GM Regulation in India- A story of shame
While every recommendation by the Committee is ground breaking for the GM debate in India and possibly around the world, the thing that strikes me most and also should be a wakeup call for the government, is the serious gaps in the regulatory mechanism for GM crops in the country. The regulatory process is what will instil confidence in the people about any technology, especially one that is controversial as GM in food and farming. The report has evidently exposed the actions of the GEAC, which has failed in its mandate to ensure the safety of the environment, human health, food and feed of the country. The actions of the GEAC convey its strong inclination to benefit the industry, one of the instances that the committee points out to substantiate it is the inaction to the concerns raised on anti-biotic resistant genes put in GM crops, including Bt cotton and Bt brinjal, even after accepting that there is a risk in using them. This only goes to show that the GEAC behaves like a vendor for the Department of Biotechnology and the Biotechnology Industry and not a regulator who the public can trust.

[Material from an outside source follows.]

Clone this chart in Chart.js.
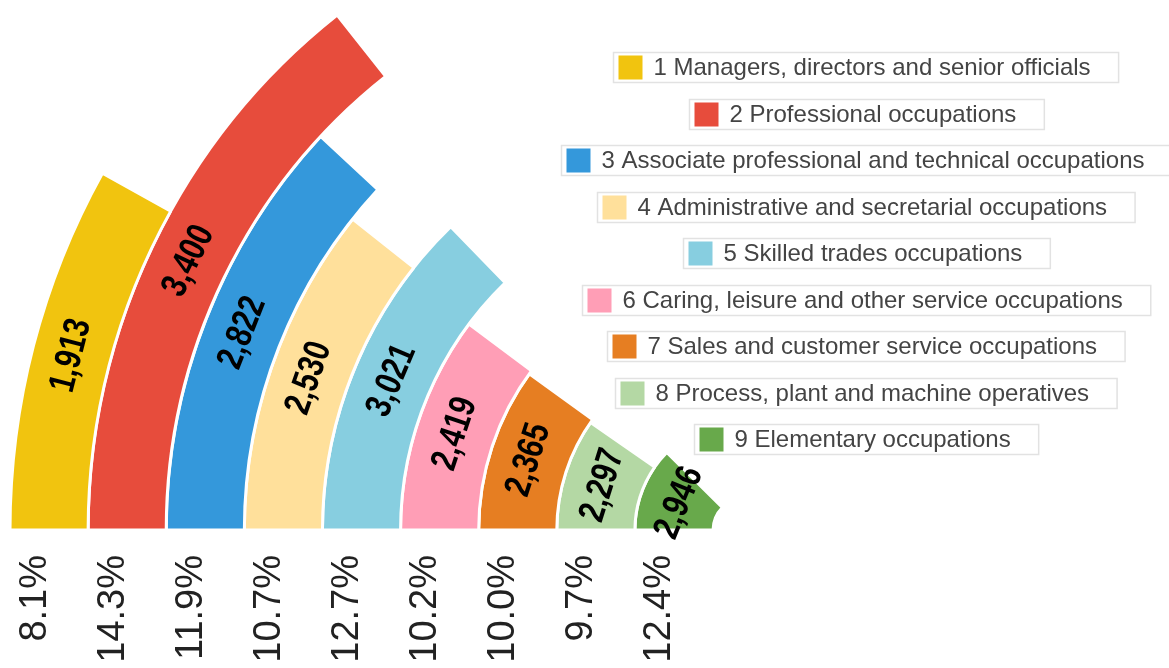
<!DOCTYPE html>
<html>
<head>
<meta charset="utf-8">
<title>Occupations</title>
<script src="https://cdn.jsdelivr.net/npm/chart.js@4.4.0/dist/chart.umd.min.js"></script>
<style>
  html, body { margin: 0; padding: 0; background: #fff; overflow: hidden; }
  #wrap { width: 1169px; height: 668px; position: relative; }
</style>
</head>
<body>
<div id="wrap">
  <canvas id="radialChart" width="1169" height="668"></canvas>
</div>
<script>
// categories, values and colours
const categories = [
  "1 Managers, directors and senior officials",
  "2 Professional occupations",
  "3 Associate professional and technical occupations",
  "4 Administrative and secretarial occupations",
  "5 Skilled trades occupations",
  "6 Caring, leisure and other service occupations",
  "7 Sales and customer service occupations",
  "8 Process, plant and machine operatives",
  "9 Elementary occupations",
];
const counts = [1913, 3400, 2822, 2530, 3021, 2419, 2365, 2297, 2946];
const colours = [
  "#F1C40F", "#E74C3C", "#3498DB", "#FFE09B", "#87CEE0",
  "#FF9EB6", "#E67E22", "#B4D8A4", "#68A94B",
];

const total = counts.reduce((a, b) => a + b, 0);

// one ring per category: the coloured part is the share of the full circle
const datasets = counts.map((v, i) => ({
  label: categories[i],
  data: [v, total - v],
  backgroundColor: [colours[i], "rgba(0,0,0,0)"],
  borderColor: ["#ffffff", "rgba(0,0,0,0)"],
  borderWidth: [3, 0],
  clip: false,
}));

// value along each arc + percent under each ring
const ringLabels = {
  id: "ringLabels",
  afterDatasetsDraw(chart) {
    const ctx = chart.ctx;
    chart.data.datasets.forEach((ds, i) => {
      const arc = chart.getDatasetMeta(i).data[0];
      const p = arc.getProps(["x", "y", "startAngle", "endAngle", "innerRadius", "outerRadius"], true);
      const mid = (p.startAngle + p.endAngle) / 2;
      const r = (p.innerRadius + p.outerRadius) / 2;

      ctx.save();
      ctx.translate(p.x + r * Math.cos(mid), p.y + r * Math.sin(mid));
      ctx.rotate(mid + Math.PI / 2);
      ctx.scale(0.8, 1);
      ctx.fillStyle = "#000";
      ctx.font = "bold 37px 'Liberation Sans', Arial, sans-serif";
      ctx.textAlign = "center";
      ctx.textBaseline = "middle";
      ctx.fillText(ds.data[0].toLocaleString("en-GB"), 0, 0);
      ctx.restore();

      const pct = ((ds.data[0] / total) * 100).toFixed(1) + "%";
      ctx.save();
      ctx.translate(p.x - r - 14, p.y + 25);
      ctx.rotate(-Math.PI / 2);
      ctx.fillStyle = "#222";
      ctx.font = "38px 'Liberation Sans', Arial, sans-serif";
      ctx.textAlign = "right";
      ctx.textBaseline = "middle";
      ctx.fillText(pct, 0, 0);
      ctx.restore();
    });
  },
};

// boxed legend on the right, one centred row per ring
const boxLegend = {
  id: "boxLegend",
  afterDraw(chart) {
    const ctx = chart.ctx;
    const cx = 866;
    const top = 67;
    const step = 46.5;
    ctx.save();
    ctx.font = "24px 'Liberation Sans', Arial, sans-serif";
    chart.data.datasets.forEach((ds, i) => {
      const tw = ctx.measureText(ds.label).width;
      const w = 40 + tw + 28;
      const x = Math.round(cx - w / 2) + 0.5;
      const y = Math.round(top + i * step - 15) + 0.5;
      ctx.fillStyle = "#fff";
      ctx.fillRect(x, y, w, 30);
      ctx.strokeStyle = "#e2e2e2";
      ctx.lineWidth = 1.5;
      ctx.strokeRect(x, y, w, 30);
      ctx.fillStyle = ds.backgroundColor[0];
      ctx.fillRect(x + 5, y + 3, 24, 24);
      ctx.fillStyle = "#444";
      ctx.textAlign = "left";
      ctx.textBaseline = "middle";
      ctx.fillText(ds.label, x + 40, y + 16);
    });
    ctx.restore();
  },
};

new Chart(document.getElementById("radialChart"), {
  type: "doughnut",
  data: { labels: ["value", "rest"], datasets: datasets },
  options: {
    responsive: false,
    animation: false,
    devicePixelRatio: 1,
    events: [],
    rotation: -90,
    circumference: 360,
    radius: 735,
    cutout: "4.35%",
    layout: { padding: { left: 321, right: 0, top: 392, bottom: 0 } },
    plugins: { legend: { display: false }, tooltip: { enabled: false } },
  },
  plugins: [ringLabels, boxLegend],
});
</script>
</body>
</html>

Since the inadequacies in the GEAC lead current regulatory system were evident during the Bt brinjal debate, one would expect that the new regulatory mechanism that is proposed by the Union Government would take into account these flaws. But the proposed Biotechnology Regulatory Authority of India (BRAI) Bill is much worse. The BRAI Bill that the Ministry of Science and Technology has been pushing since the last two years, among its many flaws, lacks an independent long-term bio safety testing, need assessment of products of modern biotechnology, transparency, public participation in decision making and deterrent liability mechanisms to prevent callous acts of the developers of such risky technologies. It basically acts as a single window clearance system that will lower the bar for GM crop approvals. It also fails to keep up the countries' commitment to international treaties like the Convention on Biodiversity (CBD), Cartagena Protocol on Bio safety and the Nagoya Protocol which we are signatory to. This is also pointed out by the Committee, that while we are signatories to these conventions and treaties dealing with Genetically Modified Organisms, we do not have the necessary expertise, infrastructure to ensure our compliance. The Committee feels very strongly that the current BRAI proposals to regulate biotechnology is too small a focus in the vast canvas of biodiversity, environment, human and livestock health and other such related issues. They have therefore, recommended an all encompassing Bio-Safety Protection Authority instead.
Our GM regulation a cause of Embarrassment at CBD
The Committee report comes at a time when India will be hosting the Convention on Biological Diversity at Hyderabad in October 2012, this also happens to be the year of the 20th anniversary of Rio Earth Summit. An existing regulatory system which has been found wanting in intention and action and a proposed one which is lousier, puts India in a very unenviable position as a host country for a global convention which calls for utmost precaution while dealing with genetically modified organisms. It’s high time that the Indian Government gets its act together. The first step would be a democratic process consulting various stakeholders to shape up a bio safety protection act which will have the precautionary approach as its guiding principle.
Neha Saigal is a campaigner for sustainable agriculture with Greenpeace India.